Friday, February 11, 2005

The Population Boogie

Yesterday's Post-Dispatch reported on a forum held at UMSL about the St. Louis region losing population based on IRS data.

The lead investigator on this report was Dave Laslo, of the UMSL Public Policy Research Centers demographic arm. Meanwhile, among those attending and critiquing the report was Rollin Stanley, the director of the City's Planning & Urban Design Agency.

What's funny here is that Dave used to work for the very agency that Rollin heads, albeit several years ago, before Rollin came to town from Toronto. Anyway, the IRS data - generally considered a pretty good indicator of where people live - showed a slight decrease in the metro area's population, and of course an even stronger decline in the City of St. Louis.

Basically, the IRS data is pretty good, but as Rollin argues, doesn't capture the very low-income, transient and recent immigrant populations who may not be required to file tax returns.

However, the City's method used to challenge the Census estimate, building permits, certainly ain't perfect either.

1) The usual method of the City planning agency is to say that any building permit over $20,000 implies a major renovation of a housing unit. But, that doesn't necessarily mean the unit is unoccupied prior to the permit issuance.

2) Sometimes, permits are issued and the work doesn't actually happen.

3) Permit dollar values are self-reported: basically, the person getting the building permit can say their project costs whatever they want to say. Admittedly, there is an incentive to say a project will cost less than it really does, which may cancel out the $20,000+ problem.

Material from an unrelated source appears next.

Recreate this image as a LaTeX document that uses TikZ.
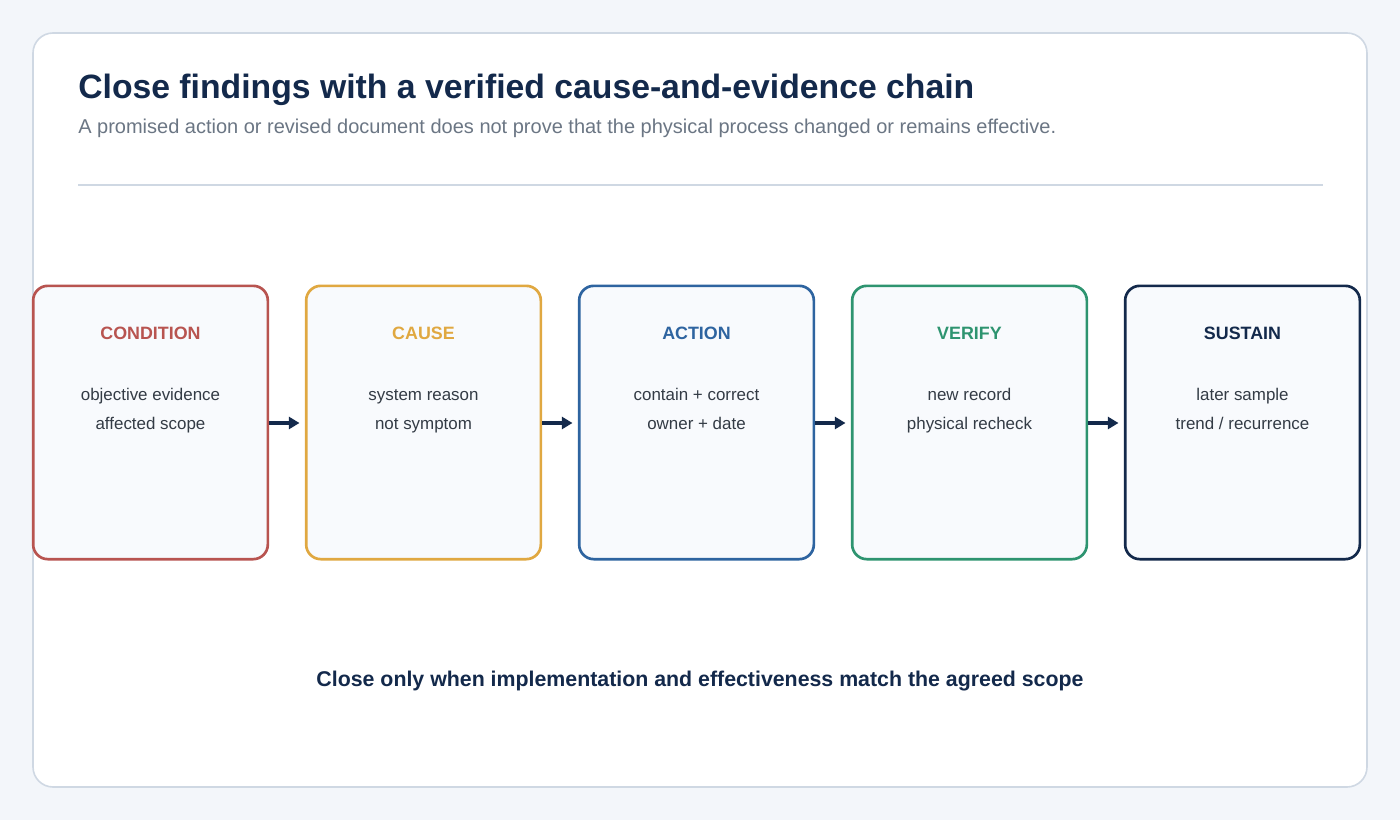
\documentclass[tikz,border=0pt]{standalone}
\usepackage{fontspec}
\setmainfont{Liberation Sans}
\usetikzlibrary{arrows.meta}
\definecolor{pagebg}{HTML}{F3F6FA}
\definecolor{panelline}{HTML}{CFD8E3}
\definecolor{navy}{HTML}{13294B}
\definecolor{subgrey}{HTML}{6B7684}
\definecolor{boxfill}{HTML}{F8FAFD}
\definecolor{bodytext}{HTML}{333B45}
\definecolor{condcol}{HTML}{B85450}
\definecolor{causecol}{HTML}{E0A841}
\definecolor{actcol}{HTML}{2E64A0}
\definecolor{vercol}{HTML}{2E9470}
\definecolor{suscol}{HTML}{13294B}
\tikzset{
  stage/.style={draw=#1, line width=2pt, fill=boxfill, rounded corners=11pt,
    minimum width=176pt, minimum height=205pt, inner sep=0pt},
  stagehead/.style={text=#1, font=\bfseries\fontsize{13.4}{16}\selectfont},
  stagebody/.style={text=bodytext, font=\fontsize{12.7}{15}\selectfont, text height=9pt, text depth=2.5pt},
  link/.style={navy, line width=2.8pt, shorten >=4pt, -{Triangle[length=8pt,width=9pt]}}
}
\begin{document}
\begin{tikzpicture}[x=0.75pt,y=-0.75pt]
    % page and panel
    \fill[pagebg] (0,0) rectangle (1400,820);
    \useasboundingbox (0,0) rectangle (1400,820);
    \draw[panelline, line width=1.2pt, fill=white, rounded corners=15pt] (33,33) rectangle (1367,787);
    % heading
    \node[anchor=base west, text=navy, font=\bfseries\fontsize{25.3}{30}\selectfont, inner sep=0pt] (title) at (78,99) {Close findings with a verified cause-and-evidence chain};
    \node[anchor=base west, text=subgrey, font=\fontsize{15}{18}\selectfont, inner sep=0pt] (subtitle) at (78,134) {A promised action or revised document does not prove that the physical process changed or remains effective.};
    \draw[panelline, line width=1.2pt] (78,185) -- (1323,185);

    % stages
    \foreach \i/\name/\col/\head/\lineA/\lineB in {
        0/cond/condcol/CONDITION/{objective evidence}/{affected scope},
        1/cause/causecol/CAUSE/{system reason}/{not symptom},
        2/act/actcol/ACTION/{contain + correct}/{owner + date},
        3/ver/vercol/VERIFY/{new record}/{physical recheck},
        4/sus/suscol/SUSTAIN/{later sample}/{trend / recurrence}} {
      \node[stage=\col] (\name) at (150.5+273*\i,422.5) {};
      \node[stagehead=\col] (\name-head) at (150.5+273*\i,333) {\head};
      \node[stagebody] (\name-a) at (150.5+273*\i,396) {\lineA};
      \node[stagebody] (\name-b) at (150.5+273*\i,425) {\lineB};
    }

    % links
    \draw[link] (cond.east |- 0,423) -- (cause.west |- 0,423);
    \draw[link] (cause.east |- 0,423) -- (act.west |- 0,423);
    \draw[link] (act.east |- 0,423) -- (ver.west |- 0,423);
    \draw[link] (ver.east |- 0,423) -- (sus.west |- 0,423);

    % closing note
    \node[text=navy, font=\bfseries\fontsize{16}{19}\selectfont] (note) at (700,681) {Close only when implementation and effectiveness match the agreed scope};
\end{tikzpicture}
\end{document}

4) Building permit data is the City's proprietary data, and as such, has the potential to be manipulated internally. I have no evidence this has occurred, but certainly, it is possible.

5) Even if we accept $20,000 as a reasonable standard for a housing unit rehab minimum cost, there's really no good way of knowing how many people will live in a building that's been rehabbed.

In fact, oftentimes we see that in gentrifying areas of South City, a project cost of $60,000 can result in a former two-family with two bedrooms per unit that housed four to six people, being converted into a single-family with only two people living there. Sure, their incomes will be probably be higher, but it's hard to really claim that more building permits necessarily means more people. In some cases, gut rehab may mean fewer people.

All in all, there is no perfect way of estimating out the population in any given geographic area. Even the Census itself is far from a complete count.

It seems safe to say, in any event, that the St. Louis region has a stagnant population. Whether the decline is significant on its own terms, is hard to say. However, we are clearly not growing. Even if the City of St. Louis may have stabilized its 50+ years of declining population - which is hopefully the case - it is not accurate to say the City is growing by leaps and bounds. It is not. Instead, there are positive signs of higher-income, socially and geographically mobile people moving into certain pockets of the City.

However, there are still working-class and working poor people moving out, and some of that can be attributed to frustration with a seemingly non-responsive Police Department and with the poor quality of education in many of the St. Louis Public Schools. This is certainly true of immigrants - many Bosnians with children have left the Bevo neighborhood and moved to the Bayless and Mehlville school districts in South County.